EXERCISE :: Identify the lines that contain the word "this" and copy each one.

AVAILABLE DATA ::
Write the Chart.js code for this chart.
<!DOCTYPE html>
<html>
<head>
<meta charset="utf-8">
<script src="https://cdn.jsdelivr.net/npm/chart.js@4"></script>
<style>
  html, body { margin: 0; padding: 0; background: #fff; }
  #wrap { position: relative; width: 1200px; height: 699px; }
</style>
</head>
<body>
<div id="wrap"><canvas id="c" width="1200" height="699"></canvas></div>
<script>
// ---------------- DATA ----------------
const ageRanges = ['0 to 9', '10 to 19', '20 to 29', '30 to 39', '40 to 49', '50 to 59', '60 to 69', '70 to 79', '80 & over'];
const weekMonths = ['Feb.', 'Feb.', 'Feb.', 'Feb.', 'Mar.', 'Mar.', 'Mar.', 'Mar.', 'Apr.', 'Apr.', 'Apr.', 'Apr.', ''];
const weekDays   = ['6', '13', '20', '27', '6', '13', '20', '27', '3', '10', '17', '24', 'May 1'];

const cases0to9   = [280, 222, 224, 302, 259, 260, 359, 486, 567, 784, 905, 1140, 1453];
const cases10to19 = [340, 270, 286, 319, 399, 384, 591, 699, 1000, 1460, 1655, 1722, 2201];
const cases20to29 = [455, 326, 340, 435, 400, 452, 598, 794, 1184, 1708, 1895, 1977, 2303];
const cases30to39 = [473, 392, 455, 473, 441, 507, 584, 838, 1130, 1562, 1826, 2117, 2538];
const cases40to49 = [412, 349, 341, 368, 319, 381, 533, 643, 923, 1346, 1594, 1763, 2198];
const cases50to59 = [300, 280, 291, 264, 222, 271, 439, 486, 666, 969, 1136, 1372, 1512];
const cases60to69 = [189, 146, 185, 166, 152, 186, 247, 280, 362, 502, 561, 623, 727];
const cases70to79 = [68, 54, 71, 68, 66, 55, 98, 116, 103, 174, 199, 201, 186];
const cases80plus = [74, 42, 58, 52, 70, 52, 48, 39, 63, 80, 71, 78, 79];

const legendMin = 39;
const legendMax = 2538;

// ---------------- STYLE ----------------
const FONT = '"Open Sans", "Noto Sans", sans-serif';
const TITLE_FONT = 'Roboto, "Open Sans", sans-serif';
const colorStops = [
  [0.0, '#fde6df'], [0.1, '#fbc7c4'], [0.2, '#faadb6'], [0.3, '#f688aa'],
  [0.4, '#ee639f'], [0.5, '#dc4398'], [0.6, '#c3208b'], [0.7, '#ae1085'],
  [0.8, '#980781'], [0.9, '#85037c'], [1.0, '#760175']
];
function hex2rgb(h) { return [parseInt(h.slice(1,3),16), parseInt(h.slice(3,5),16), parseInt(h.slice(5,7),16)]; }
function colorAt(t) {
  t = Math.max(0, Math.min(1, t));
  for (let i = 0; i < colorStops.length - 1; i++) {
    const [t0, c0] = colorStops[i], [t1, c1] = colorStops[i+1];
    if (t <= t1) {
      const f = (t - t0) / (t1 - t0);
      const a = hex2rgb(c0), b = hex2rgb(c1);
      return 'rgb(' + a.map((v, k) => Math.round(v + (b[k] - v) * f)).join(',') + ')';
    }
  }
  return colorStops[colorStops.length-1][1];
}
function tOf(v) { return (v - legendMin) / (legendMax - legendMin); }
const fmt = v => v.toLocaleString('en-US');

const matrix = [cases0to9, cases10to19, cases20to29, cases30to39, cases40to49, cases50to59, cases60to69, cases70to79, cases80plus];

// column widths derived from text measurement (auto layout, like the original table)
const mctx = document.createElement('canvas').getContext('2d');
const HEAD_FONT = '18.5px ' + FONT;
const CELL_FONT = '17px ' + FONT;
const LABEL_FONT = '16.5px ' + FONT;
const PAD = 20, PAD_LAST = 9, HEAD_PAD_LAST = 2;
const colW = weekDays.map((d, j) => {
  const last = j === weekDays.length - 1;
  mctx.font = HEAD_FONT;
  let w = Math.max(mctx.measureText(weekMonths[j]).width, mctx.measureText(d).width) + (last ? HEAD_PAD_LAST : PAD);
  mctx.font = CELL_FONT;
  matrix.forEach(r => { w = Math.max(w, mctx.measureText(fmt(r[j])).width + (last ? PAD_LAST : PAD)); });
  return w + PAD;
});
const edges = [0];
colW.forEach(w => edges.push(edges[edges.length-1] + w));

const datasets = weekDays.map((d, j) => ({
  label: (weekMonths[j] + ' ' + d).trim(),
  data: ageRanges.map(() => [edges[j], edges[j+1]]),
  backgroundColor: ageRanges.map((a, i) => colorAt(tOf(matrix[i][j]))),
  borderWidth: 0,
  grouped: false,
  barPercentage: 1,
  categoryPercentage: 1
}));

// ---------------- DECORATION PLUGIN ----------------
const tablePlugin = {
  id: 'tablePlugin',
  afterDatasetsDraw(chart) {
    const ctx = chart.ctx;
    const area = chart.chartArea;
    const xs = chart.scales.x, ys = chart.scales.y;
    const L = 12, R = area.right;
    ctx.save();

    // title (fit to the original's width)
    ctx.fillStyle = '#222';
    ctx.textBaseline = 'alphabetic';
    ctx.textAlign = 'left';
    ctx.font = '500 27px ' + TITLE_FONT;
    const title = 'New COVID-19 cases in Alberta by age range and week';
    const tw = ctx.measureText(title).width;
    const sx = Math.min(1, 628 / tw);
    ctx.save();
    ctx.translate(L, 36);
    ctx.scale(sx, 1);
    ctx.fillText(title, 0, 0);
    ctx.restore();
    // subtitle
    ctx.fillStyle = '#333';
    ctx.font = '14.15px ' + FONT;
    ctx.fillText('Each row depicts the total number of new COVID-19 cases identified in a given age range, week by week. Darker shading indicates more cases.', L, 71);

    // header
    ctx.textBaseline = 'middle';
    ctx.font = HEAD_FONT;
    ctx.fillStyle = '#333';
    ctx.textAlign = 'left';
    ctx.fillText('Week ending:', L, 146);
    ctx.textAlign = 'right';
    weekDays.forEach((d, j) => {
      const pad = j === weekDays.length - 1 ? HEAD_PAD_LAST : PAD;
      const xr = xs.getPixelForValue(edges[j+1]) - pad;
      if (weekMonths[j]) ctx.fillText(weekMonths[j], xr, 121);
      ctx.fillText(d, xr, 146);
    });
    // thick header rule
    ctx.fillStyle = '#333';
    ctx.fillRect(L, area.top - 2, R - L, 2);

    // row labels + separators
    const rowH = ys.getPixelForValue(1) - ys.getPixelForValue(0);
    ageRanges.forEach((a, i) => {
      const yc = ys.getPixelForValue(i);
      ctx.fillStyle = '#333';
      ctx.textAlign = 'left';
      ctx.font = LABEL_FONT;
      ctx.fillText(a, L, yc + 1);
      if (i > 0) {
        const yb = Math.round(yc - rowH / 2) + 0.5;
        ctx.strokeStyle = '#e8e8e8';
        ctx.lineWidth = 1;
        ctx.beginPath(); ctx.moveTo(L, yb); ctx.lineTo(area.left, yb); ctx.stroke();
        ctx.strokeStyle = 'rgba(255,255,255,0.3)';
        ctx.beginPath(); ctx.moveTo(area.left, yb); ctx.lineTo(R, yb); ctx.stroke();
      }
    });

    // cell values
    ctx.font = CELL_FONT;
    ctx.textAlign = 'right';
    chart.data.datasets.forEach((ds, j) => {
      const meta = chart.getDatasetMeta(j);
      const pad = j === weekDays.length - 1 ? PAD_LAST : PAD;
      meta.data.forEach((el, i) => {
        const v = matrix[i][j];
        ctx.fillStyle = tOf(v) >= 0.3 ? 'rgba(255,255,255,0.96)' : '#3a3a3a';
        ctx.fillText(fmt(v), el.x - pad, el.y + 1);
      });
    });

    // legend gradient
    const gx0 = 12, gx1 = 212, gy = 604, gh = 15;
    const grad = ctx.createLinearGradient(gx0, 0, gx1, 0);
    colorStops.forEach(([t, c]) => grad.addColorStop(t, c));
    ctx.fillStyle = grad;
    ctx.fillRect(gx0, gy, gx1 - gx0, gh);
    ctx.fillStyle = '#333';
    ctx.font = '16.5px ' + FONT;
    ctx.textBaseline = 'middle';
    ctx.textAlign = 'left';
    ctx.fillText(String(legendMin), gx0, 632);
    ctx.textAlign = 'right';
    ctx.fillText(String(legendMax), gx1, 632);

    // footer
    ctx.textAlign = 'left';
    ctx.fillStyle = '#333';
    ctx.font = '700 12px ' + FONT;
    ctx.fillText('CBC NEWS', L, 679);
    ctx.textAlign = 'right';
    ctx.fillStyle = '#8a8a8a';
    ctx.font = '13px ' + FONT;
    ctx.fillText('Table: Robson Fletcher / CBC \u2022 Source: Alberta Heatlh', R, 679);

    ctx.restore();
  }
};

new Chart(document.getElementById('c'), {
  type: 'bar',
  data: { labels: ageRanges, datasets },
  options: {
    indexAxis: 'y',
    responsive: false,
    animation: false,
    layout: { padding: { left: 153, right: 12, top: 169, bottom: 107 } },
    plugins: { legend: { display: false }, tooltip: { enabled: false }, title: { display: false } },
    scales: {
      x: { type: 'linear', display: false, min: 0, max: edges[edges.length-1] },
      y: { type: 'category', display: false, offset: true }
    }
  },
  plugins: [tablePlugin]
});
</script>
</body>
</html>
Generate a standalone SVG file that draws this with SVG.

COMPLETE OUTPUT ::
Write the Chart.js code for this chart.
Generate a standalone SVG file that draws this with SVG.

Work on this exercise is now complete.